Israel’s New Parliament Sworn In
JERUSALEM (AP) _ The daughter of slain Prime Minister Yitzhak Rabin and a former adviser to Palestinian leader Yasser Arafat were both sworn in as first-time Israeli lawmakers in a new parliament fraught with divisions and bursting with personality.
Forty-one new legislators took their place in the 120-seat Knesset, which opened Monday for the first time since elections May 17.
This Knesset will be home to more women and Arab legislators than any previous Israeli parliament and, for the first time, an Arab woman legislator was sworn-in.
Parties supporting Prime Minister-elect Ehud Barak’s peace policies with the Palestinians and Syria won a majority in the house. But 15 different factions are split along ethnic and religious lines.
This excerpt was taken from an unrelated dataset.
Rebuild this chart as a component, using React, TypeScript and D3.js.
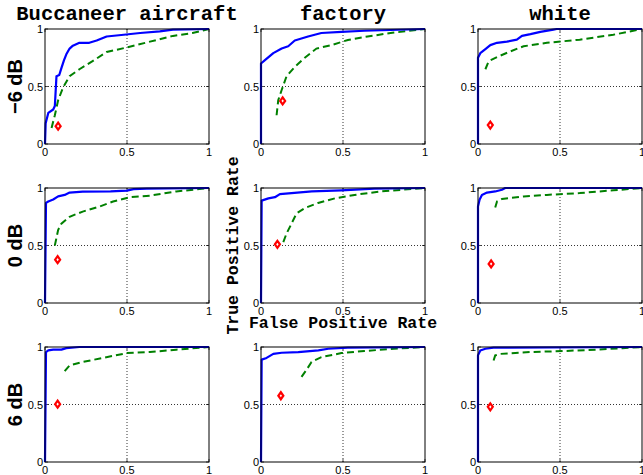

Ahmed Tibi, an Israeli-Arab who resigned as Arafat’s adviser to run for parliament, was needled by a Jewish lawmaker from the extreme right when he was sworn in Monday.
As Tibi pledged to uphold loyalty to the state of Israel, Rehavaam Zeevi interrupted, shouting ″ Do you intend to stand by this oath?″
Such rowdy exchanges are typical of Israel’s parliament.
Yosef Lapid, a sharp-tongued former talk-show host and journalist who ran on an anti-religious slate, found himself seated during the swearing-in ceremony next to ultra-Orthodox lawmakers. Later, he agreed to shake hands with Shlomo Ben Izri, a legislator from the powerful Shas party, which Lapid has said should be excluded from Barak’s government.
Another handshake effort came between Azmi Bishara, an Israeli-Arab who supports Palestinian statehood and Michael Kleiner, a Jewish lawmaker who has vowed to oppose such an entity. At the request of an Israeli TV reporter, Bishara agreed to the handshake but then said ``I’m not one for performances.″
Ayub Kara, a member of the Druse Arab sect was told his oath was invalid because, against house rules, he added comments to his pledge. After he repeated the official pledge ``I commit myself,″ he added ``to work for the release of Azzam Azzam,″ a fellow Druze who was convicted and jailed of spying in Egypt.
Kara was told he will have to take the oath again at a later date.
Former Israeli Prime Minister Shimon Peres was honored with the task of presiding over the opening of the 15th Knesset. Peres, who has been in politics since Israel was established 51 years ago, said he never tires of parliament.
In his opening speech, the 75-year-old peace visionary who began historic talks with the PLO in 1993, evoked the name of his predecessor and partner Yitzhak Rabin who was murdered by another Jew in 1995 who opposed his peace policies.
Rabin’s daughter, Dalia Rabin-Philosof said it was the assassination that led her into politics. ``I have no doubt that if (Rabin) had been there today, I wouldn’t have been,″ she said, accompanied by her husband, two children and mother Leah.
Mrs. Rabin sat in the visitor’s gallery next to Nava Barak, the wife of Israel’s next prime minister.